We don’t get to a “place” where it no longer hurts; we don’t get to a point where we no longer care, where we no longer feel the pain. If we were able to do that, we’d be damaged beyond the recall of love and salvation. And so, to save us from that fatal condition, God sends us a new cross. And then we find that it’s the old one, the same one we rejected by cultivating an immunity or indifference, a numbing apathy induced by behavior, chemistry, or whatever means we find. 

And so, ultimately, we must surrender to it, not flee from it. We must bow “under the weight of the wood,” and know, fully and well, that the only response to suffering that’s ever really been possible is to suffer it. Only when we do that—and we can only do that after all our efforts to escape have failed—can we begin to embrace it as we’ve always known we should, as we’ve always known in the darkest recesses of our hearts that we must.
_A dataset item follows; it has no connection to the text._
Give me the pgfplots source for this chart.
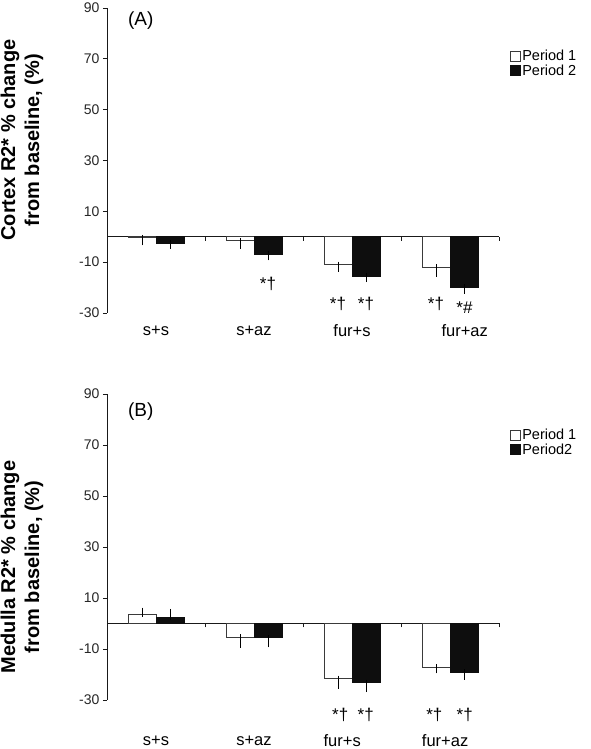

Lent is a time to give up chocolate, to make extra donations to charity, to go to daily Mass or spend time reading the Bible. These are little rehearsals, a childlike game of pretend, just as we “play house” as children to prepare us for grown-up marriage. The Church gives us these little practices when we’re children to prepare us for the grown-up business of real surrender, real self-giving, and real love.